• _Data for this task_
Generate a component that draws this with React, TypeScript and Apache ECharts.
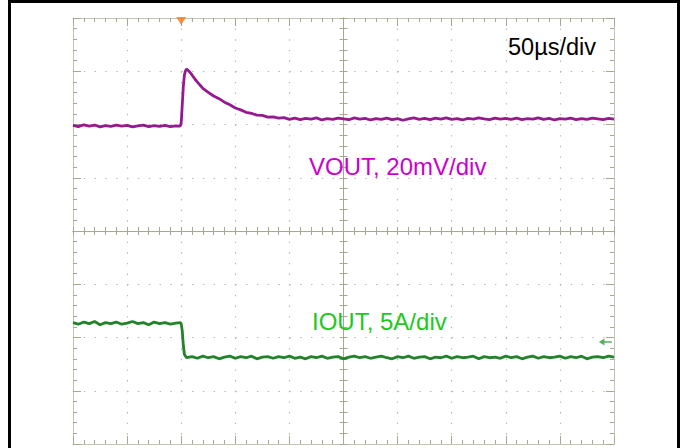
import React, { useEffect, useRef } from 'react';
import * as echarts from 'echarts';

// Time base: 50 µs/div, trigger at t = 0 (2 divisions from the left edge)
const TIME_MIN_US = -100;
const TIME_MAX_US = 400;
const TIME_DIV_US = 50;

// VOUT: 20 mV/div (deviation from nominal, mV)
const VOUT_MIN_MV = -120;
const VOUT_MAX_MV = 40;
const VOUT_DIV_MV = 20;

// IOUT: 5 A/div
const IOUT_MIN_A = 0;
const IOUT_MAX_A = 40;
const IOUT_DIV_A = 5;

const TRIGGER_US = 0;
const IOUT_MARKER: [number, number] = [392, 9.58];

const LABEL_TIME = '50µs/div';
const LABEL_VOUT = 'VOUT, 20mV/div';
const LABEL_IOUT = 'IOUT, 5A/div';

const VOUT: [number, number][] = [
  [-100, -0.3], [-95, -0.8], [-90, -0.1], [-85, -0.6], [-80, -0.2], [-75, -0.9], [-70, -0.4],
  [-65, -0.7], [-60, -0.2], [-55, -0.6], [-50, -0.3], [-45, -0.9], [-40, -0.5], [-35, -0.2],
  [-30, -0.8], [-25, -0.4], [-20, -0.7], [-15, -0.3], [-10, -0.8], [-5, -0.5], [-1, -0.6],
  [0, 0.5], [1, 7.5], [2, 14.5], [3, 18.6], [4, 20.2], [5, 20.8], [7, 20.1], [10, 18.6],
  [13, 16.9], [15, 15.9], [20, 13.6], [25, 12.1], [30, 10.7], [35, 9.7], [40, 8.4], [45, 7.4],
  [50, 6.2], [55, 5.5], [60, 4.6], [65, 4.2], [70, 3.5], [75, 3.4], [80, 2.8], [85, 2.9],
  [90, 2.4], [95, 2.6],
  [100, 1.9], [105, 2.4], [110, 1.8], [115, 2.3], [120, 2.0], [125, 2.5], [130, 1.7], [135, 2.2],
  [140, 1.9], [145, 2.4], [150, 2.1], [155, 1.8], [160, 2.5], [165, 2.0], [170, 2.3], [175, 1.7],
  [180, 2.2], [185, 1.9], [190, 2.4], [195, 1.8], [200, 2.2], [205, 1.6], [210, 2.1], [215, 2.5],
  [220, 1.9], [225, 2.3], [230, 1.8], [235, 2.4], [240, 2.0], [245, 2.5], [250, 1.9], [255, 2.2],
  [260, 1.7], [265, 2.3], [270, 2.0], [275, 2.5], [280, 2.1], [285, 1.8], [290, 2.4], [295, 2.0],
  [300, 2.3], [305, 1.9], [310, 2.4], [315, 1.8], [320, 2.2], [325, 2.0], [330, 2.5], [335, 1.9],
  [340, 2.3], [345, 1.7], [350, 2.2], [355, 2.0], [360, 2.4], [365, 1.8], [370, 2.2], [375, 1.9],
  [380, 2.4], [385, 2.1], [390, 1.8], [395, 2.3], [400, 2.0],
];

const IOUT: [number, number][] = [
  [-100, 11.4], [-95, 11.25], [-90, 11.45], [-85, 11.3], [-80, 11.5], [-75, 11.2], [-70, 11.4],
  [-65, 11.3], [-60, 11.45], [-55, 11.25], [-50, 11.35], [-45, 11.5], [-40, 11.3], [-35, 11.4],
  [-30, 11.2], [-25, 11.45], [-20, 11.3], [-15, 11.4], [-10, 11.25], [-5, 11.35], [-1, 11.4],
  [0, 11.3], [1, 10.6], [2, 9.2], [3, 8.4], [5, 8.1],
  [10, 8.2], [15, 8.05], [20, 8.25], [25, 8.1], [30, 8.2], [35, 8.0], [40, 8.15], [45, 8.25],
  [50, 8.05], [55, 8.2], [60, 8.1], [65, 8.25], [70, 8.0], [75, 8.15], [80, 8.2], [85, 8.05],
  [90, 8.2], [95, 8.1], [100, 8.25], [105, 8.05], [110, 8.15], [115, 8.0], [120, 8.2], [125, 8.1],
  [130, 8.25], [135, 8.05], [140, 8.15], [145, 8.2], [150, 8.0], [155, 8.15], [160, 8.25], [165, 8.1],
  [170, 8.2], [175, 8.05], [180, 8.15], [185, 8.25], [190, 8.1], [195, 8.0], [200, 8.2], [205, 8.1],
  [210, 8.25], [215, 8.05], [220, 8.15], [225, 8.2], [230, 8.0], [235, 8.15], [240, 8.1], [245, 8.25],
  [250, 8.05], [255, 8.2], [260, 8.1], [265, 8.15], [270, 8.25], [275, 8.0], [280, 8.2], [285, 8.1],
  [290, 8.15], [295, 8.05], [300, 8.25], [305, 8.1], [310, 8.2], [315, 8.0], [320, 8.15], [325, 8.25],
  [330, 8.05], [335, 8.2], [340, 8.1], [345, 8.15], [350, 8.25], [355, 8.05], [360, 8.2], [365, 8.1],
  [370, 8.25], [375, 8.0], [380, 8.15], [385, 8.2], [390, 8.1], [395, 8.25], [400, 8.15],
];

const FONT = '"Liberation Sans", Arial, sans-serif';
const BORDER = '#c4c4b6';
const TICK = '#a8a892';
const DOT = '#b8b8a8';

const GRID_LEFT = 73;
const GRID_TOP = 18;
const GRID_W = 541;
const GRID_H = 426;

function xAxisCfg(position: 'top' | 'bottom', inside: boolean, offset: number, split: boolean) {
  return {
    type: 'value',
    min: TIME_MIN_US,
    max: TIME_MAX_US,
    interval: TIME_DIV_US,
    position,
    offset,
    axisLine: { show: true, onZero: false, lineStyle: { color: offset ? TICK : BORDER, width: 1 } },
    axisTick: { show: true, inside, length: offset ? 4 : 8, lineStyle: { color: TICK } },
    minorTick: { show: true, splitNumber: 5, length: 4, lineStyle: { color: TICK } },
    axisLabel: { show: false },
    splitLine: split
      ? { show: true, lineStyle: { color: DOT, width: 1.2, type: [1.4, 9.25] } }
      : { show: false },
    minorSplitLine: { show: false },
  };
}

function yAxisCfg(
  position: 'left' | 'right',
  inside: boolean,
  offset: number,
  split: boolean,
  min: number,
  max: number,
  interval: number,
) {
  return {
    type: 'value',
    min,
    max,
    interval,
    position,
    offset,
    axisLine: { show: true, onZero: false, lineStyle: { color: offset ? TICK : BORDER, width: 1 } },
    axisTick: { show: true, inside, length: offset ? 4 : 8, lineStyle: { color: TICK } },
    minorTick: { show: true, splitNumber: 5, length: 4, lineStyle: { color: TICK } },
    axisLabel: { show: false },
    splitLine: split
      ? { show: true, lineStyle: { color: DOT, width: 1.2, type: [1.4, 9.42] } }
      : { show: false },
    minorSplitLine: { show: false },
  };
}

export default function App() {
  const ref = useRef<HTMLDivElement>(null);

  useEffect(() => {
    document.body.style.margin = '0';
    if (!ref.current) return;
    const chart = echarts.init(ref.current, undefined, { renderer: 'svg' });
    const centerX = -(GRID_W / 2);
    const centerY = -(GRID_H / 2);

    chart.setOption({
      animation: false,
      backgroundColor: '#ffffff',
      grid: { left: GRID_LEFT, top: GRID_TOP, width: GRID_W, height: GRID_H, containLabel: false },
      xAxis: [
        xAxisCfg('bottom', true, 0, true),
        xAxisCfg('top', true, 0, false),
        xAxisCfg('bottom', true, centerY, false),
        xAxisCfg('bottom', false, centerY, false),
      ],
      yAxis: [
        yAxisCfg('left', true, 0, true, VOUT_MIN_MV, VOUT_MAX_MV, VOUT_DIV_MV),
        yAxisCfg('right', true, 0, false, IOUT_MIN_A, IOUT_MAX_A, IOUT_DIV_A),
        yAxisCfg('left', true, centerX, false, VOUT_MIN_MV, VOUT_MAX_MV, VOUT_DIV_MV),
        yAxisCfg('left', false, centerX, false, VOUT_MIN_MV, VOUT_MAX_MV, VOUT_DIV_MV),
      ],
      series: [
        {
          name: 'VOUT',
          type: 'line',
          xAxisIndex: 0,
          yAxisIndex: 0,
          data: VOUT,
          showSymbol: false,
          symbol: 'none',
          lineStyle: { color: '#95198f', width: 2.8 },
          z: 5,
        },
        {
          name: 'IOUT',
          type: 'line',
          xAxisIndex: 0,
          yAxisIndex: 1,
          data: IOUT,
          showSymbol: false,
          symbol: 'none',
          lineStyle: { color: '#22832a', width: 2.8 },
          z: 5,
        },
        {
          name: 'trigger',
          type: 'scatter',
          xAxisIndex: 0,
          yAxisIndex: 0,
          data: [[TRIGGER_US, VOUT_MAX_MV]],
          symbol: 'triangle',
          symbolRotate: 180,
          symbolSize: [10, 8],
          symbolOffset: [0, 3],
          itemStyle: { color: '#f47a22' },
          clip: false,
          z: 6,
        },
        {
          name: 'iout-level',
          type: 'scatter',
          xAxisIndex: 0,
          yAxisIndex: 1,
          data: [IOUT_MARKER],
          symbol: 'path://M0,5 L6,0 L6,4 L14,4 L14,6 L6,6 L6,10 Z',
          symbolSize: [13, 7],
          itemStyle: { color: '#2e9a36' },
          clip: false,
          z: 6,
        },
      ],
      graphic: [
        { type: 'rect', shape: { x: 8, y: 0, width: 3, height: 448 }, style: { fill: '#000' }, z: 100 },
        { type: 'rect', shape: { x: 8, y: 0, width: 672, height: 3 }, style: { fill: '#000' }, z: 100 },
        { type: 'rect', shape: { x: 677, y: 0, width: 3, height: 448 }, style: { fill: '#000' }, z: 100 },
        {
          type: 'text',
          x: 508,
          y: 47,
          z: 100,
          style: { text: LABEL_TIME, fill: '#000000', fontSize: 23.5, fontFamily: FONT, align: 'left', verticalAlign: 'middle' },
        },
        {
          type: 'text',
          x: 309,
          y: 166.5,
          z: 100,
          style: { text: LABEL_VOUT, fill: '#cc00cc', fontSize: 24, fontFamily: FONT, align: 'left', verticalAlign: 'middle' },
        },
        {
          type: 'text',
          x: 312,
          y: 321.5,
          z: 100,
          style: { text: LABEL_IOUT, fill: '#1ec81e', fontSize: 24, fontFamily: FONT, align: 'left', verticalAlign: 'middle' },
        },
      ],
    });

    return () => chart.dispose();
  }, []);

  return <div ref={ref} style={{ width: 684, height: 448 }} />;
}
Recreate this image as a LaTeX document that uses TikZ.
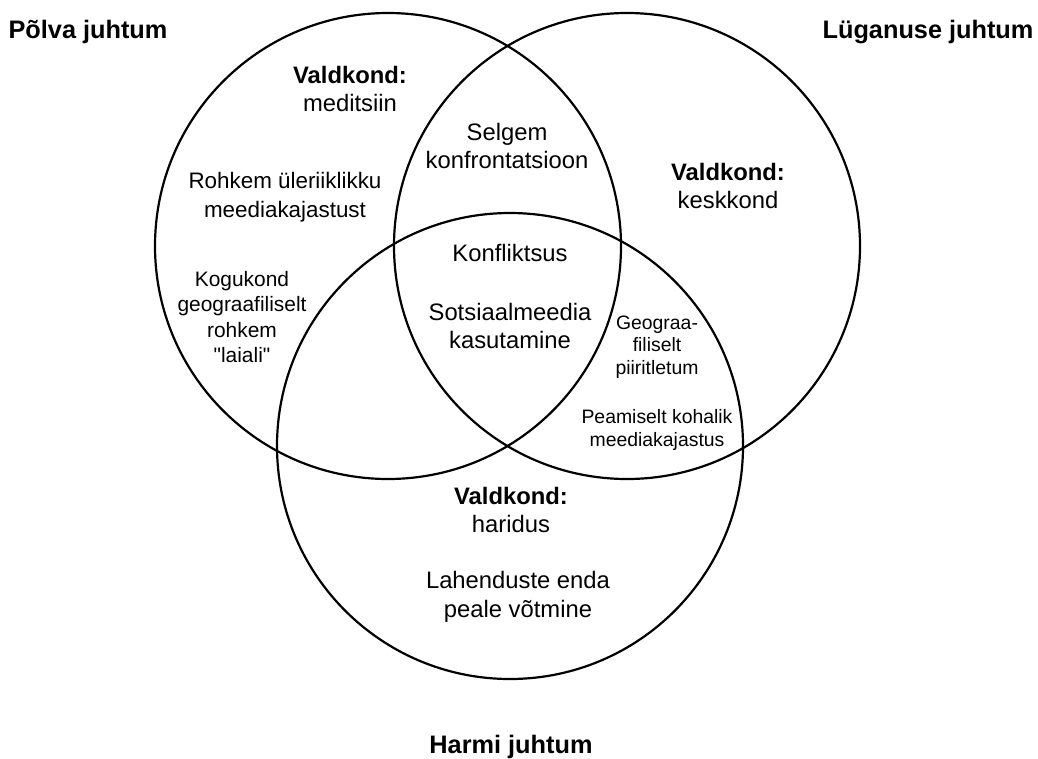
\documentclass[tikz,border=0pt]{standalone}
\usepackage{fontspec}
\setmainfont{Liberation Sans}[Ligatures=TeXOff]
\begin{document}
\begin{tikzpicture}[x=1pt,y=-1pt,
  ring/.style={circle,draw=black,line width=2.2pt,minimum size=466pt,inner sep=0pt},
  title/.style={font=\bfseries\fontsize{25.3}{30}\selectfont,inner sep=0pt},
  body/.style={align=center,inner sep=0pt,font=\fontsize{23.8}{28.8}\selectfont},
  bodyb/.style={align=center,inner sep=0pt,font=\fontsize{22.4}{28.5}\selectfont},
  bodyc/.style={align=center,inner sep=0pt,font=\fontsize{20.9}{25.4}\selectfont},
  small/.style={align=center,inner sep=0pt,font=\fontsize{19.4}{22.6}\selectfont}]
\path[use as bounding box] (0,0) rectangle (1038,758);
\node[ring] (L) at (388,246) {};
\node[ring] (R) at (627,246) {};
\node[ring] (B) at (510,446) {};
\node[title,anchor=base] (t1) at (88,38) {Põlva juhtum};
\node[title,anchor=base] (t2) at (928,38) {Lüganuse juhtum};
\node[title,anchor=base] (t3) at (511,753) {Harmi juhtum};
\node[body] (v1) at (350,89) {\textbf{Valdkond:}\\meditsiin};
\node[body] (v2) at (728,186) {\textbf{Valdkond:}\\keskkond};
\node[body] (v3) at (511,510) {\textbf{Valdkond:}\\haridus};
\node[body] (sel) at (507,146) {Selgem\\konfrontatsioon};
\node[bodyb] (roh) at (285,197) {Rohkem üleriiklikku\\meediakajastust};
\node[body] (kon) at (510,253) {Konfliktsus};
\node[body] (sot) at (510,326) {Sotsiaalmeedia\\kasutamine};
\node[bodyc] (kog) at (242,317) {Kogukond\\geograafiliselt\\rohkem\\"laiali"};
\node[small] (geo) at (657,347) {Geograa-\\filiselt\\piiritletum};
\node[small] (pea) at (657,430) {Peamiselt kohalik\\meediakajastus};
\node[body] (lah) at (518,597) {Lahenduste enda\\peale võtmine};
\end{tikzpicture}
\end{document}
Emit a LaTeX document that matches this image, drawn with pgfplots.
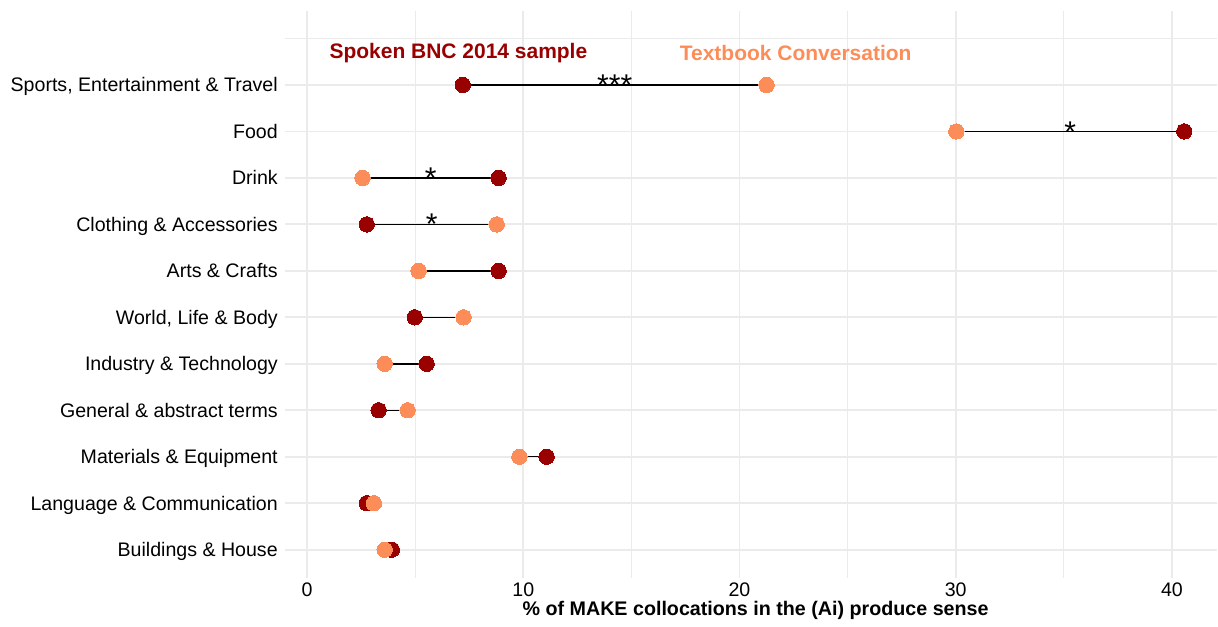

• _Set exercise_
Look at the listing and set down only the lines from its start through the line with "const LABEL_IOUT = 'IOUT, 5A/div';", word for word and without pictures.

• _Written solution_
Generate a component that draws this with React, TypeScript and Apache ECharts.
import React, { useEffect, useRef } from 'react';
import * as echarts from 'echarts';

// Time base: 50 µs/div, trigger at t = 0 (2 divisions from the left edge)
const TIME_MIN_US = -100;
const TIME_MAX_US = 400;
const TIME_DIV_US = 50;

// VOUT: 20 mV/div (deviation from nominal, mV)
const VOUT_MIN_MV = -120;
const VOUT_MAX_MV = 40;
const VOUT_DIV_MV = 20;

// IOUT: 5 A/div
const IOUT_MIN_A = 0;
const IOUT_MAX_A = 40;
const IOUT_DIV_A = 5;

const TRIGGER_US = 0;
const IOUT_MARKER: [number, number] = [392, 9.58];

const LABEL_TIME = '50µs/div';
const LABEL_VOUT = 'VOUT, 20mV/div';
const LABEL_IOUT = 'IOUT, 5A/div';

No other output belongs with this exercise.